Abstract
Background:
Two basal insulin analogues, insulin glargine once daily and insulin detemir once or twice daily, are marketed in Canada.
Objective:
To estimate the long-term costs of insulin glargine once daily (QD) versus insulin detemir once or twice daily (QD or BID) for type 1 (T1DM) and type 2 (T2DM) diabetes mellitus from a Canadian provincial government’s perspective.
Methods:
A cost-minimization analysis comparing insulin glargine (IGlarg) to insulin detemir (IDet) was conducted using a validated computer simulation model, the CORE Diabetes Model. Lifetime direct medical costs including costs of insulin treatment and diabetes complications were projected. T1DM and T2DM patients’ daily insulin dose (T1DM: IGlarg QD 26.2 IU; IDet BID 33.6 IU; T2DM: IGlarg QD 47.2 IU; IDet QD 65.7 IU or IDet BID 80.4 IU) was derived from a meta-analysis of randomized trials. All patients were assumed to stay on the same treatment for life.
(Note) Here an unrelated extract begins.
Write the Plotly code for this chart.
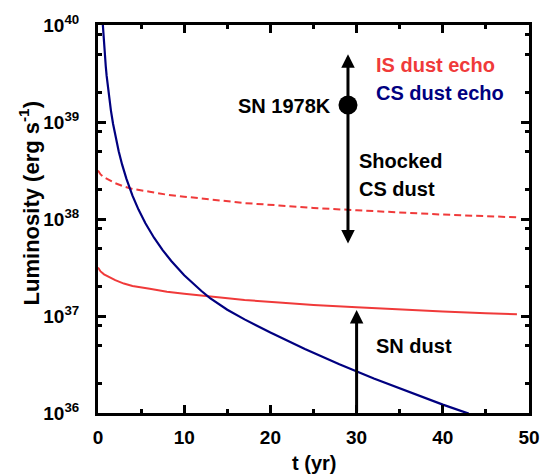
import numpy as np
import plotly.graph_objects as go

# ---- data ----
cs_t = [0.55, 0.6, 0.7, 0.8, 0.9, 1.0, 1.15, 1.3, 1.5, 1.75, 2.0, 2.4, 2.8, 3.3, 4.0, 4.7,
        5.5, 6.5, 7.5, 8.5, 10, 11, 12, 13, 14, 15, 17, 20, 24, 28, 32, 36, 40, 43]
cs_L = [1.04e40, 8.7e39, 6.3e39, 4.8e39, 3.76e39, 3.0e39, 2.27e39, 1.76e39, 1.31e39, 9.55e38,
        7.26e38, 4.99e38, 3.63e38, 2.59e38, 1.74e38, 1.25e38, 9.04e37, 6.41e37, 4.78e37, 3.69e37,
        2.63e37, 2.17e37, 1.81e37, 1.53e37, 1.324e37, 1.161e37, 9.23e36, 6.76e36, 4.57e36, 3.18e36,
        2.27e36, 1.65e36, 1.22e36, 0.986e36]

is_t = [0, 0.3, 0.7, 1.3, 2, 3, 4, 6, 8, 10, 13.3, 17, 21, 25, 30, 35, 40, 45, 48.6]
is_L = [3.16e37, 2.88e37, 2.69e37, 2.51e37, 2.34e37, 2.16e37, 2.04e37, 1.91e37, 1.78e37,
        1.70e37, 1.57e37, 1.46e37, 1.38e37, 1.30e37, 1.23e37, 1.16e37, 1.11e37, 1.07e37, 1.04e37]
is_hi_L = [3.16e38, 2.88e38, 2.69e38, 2.51e38, 2.34e38, 2.16e38, 2.04e38, 1.91e38, 1.78e38,
           1.70e38, 1.57e38, 1.46e38, 1.38e38, 1.30e38, 1.23e38, 1.16e38, 1.11e38, 1.07e38, 1.04e38]

sn1978k_t = [29]
sn1978k_L = [1.5e39]
shocked_t = 29
shocked_range = [5.0e39, 5.4e37]   # double arrow ends (top, bottom)
sndust_t = 30
sndust_range = [1.0e36, 1.15e37]   # arrow from axis up to tip

x_ticks = [0, 10, 20, 30, 40, 50]
y_ticks = [1e36, 1e37, 1e38, 1e39, 1e40]
y_ticktext = ["10<sup>36</sup>", "10<sup>37</sup>", "10<sup>38</sup>", "10<sup>39</sup>", "10<sup>40</sup>"]
y_minor = [m * 10.0 ** d for d in range(36, 40) for m in (2, 5, 8)]

RED = "#F03A3A"
NAVY = "#000080"
FONT = "Liberation Sans, Arial, sans-serif"

fig = go.Figure()
fig.add_trace(go.Scatter(x=is_t, y=is_hi_L, mode="lines",
                         line=dict(color=RED, width=2, dash="7px,4px"), hoverinfo="skip"))
fig.add_trace(go.Scatter(x=is_t, y=is_L, mode="lines",
                         line=dict(color=RED, width=2), hoverinfo="skip"))
fig.add_trace(go.Scatter(x=cs_t, y=cs_L, mode="lines",
                         line=dict(color=NAVY, width=2.2), hoverinfo="skip"))
fig.add_trace(go.Scatter(x=sn1978k_t, y=sn1978k_L, mode="markers",
                         marker=dict(color="black", size=19), hoverinfo="skip"))

annotations = []
# double arrow (shocked CS dust)
annotations.append(dict(x=shocked_t, y=np.log10(shocked_range[0]), ax=shocked_t,
                        ay=np.log10(shocked_range[1]), xref="x", yref="y", axref="x", ayref="y",
                        text="", showarrow=True, arrowhead=2, startarrowhead=2, arrowside="end+start",
                        arrowsize=0.9, startarrowsize=0.9, arrowwidth=3, arrowcolor="black"))
# single arrow (SN dust)
annotations.append(dict(x=sndust_t, y=np.log10(sndust_range[1]), ax=sndust_t,
                        ay=np.log10(sndust_range[0]), xref="x", yref="y", axref="x", ayref="y",
                        text="", showarrow=True, arrowhead=2, arrowsize=0.9, arrowwidth=3,
                        arrowcolor="black"))

def label(text, x, y, color="black", xanchor="left"):
    return dict(text=text, x=x, y=y, xref="x", yref="y", showarrow=False,
                xanchor=xanchor, yanchor="middle",
                font=dict(family=FONT, size=20, color=color, weight="bold"))

annotations += [
    label("IS dust echo", 32.0, 39.59, RED),
    label("CS dust echo", 32.0, 39.30, NAVY),
    label("SN 1978K", 27.3, 39.17, xanchor="right"),
    label("Shocked", 30.0, 38.60),
    label("CS dust", 30.0, 38.31),
    label("SN dust", 32.0, 36.69),
]
# axis titles
annotations.append(dict(text="Luminosity (erg s<sup>-1</sup>)", x=-0.158, y=0.54,
                        xref="paper", yref="paper", textangle=-90, showarrow=False,
                        xanchor="center", yanchor="middle",
                        font=dict(family=FONT, size=22, color="black", weight="bold")))
annotations.append(dict(text="t (yr)", x=0.5, y=-0.128, xref="paper", yref="paper",
                        showarrow=False, xanchor="center", yanchor="middle",
                        font=dict(family=FONT, size=20, color="black", weight="bold")))

fig.update_layout(
    width=552, height=476,
    margin=dict(l=98, r=22, t=18, b=63),
    paper_bgcolor="white", plot_bgcolor="white",
    showlegend=False,
    annotations=annotations,
)
fig.update_xaxes(range=[0, 50], tickvals=x_ticks, ticks="inside", ticklen=8, tickwidth=2.5,
                 tickcolor="black", showline=True, linewidth=3, linecolor="black", mirror="ticks",
                 showgrid=False, zeroline=False, ticklabelstandoff=5,
                 minor=dict(dtick=5, tick0=0, ticks="inside", ticklen=4, tickwidth=2.5, tickcolor="black"),
                 tickfont=dict(family=FONT, size=19, color="black", weight="bold"))
fig.update_yaxes(type="log", range=[36, 40], tickvals=y_ticks, ticktext=y_ticktext,
                 ticks="inside", ticklen=8, tickwidth=2.5, tickcolor="black",
                 showline=True, linewidth=3, linecolor="black", mirror="ticks",
                 showgrid=False, zeroline=False, ticklabelstandoff=12,
                 minor=dict(tickvals=y_minor, ticks="inside", ticklen=4, tickwidth=2.5, tickcolor="black"),
                 tickfont=dict(family=FONT, size=19, color="black", weight="bold"))

fig.write_html("out.html", config={"displayModeBar": False},
               post_script="document.body.style.margin='0';document.body.style.overflow='hidden';")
Costs were discounted at 5% per annum and reported in 2010 Canadian Dollars.
Results:
The meta-analysis showed T1DM and T2DM patients had similar HbA1c change from baseline when receiving IGlarg compared to IDet (T1DM: 0.002%-points; p = 0.97; T2DM: −0.05%-points; p = 0.28). Treatment of T1DM patients with IGlarg versus IDet BID resulted in lifetime cost savings of $4231 per patient. Treatment of T2DM patients with IGlarg resulted in lifetime cost savings of $4659 per patient versus IDet QD and cost savings of $8709 per patient versus IDet BID.
Conclusions:
Similar HbA1c change from baseline can be achieved with a lower IGlarg than IDet dose. From the perspective of a Canadian provincial government, treatment of T1DM and T2DM patients with IGlarg instead of IDet can generate long-term cost savings. Main limitations include trial data were derived from multi-country studies rather than the Canadian population and self-monitoring blood glucose costs were not included.
Transparency
Declaration of funding:
The funding for the study and manuscript preparation was provided by Sanofi-Aventis, Canada. The sponsor had no decisive role in the conduct of the cost-minimization analysis and in the meta-analysis. The sponsor did provide editorial assistance for the manuscript. Although results, interpretations and conclusions were not dictated by the sponsor, the paper did receive sponsor approval prior to submission.
Declaration of financial/other relationships
JV is an employee of Sanofi-Aventis, who sponsored the preparation of the manuscript. A-L.G., Y.S., D.W. and T.N. are employees of IMS Health and have no relationship (financial, employment, other significant/relevant relationships) with the sponsor.
Acknowledgments
The authors wish to thank Luc Sauriol from Sanofi-Aventis for his advice and Corinne Le Reun for performing the meta-analysis.
Notes
*Lantus is a registered trademark of Sanofi-Aventis Inc., USA.
†Levemir is a registered trademark of Novo Nordisk A/S, Bagsværd, Denmark.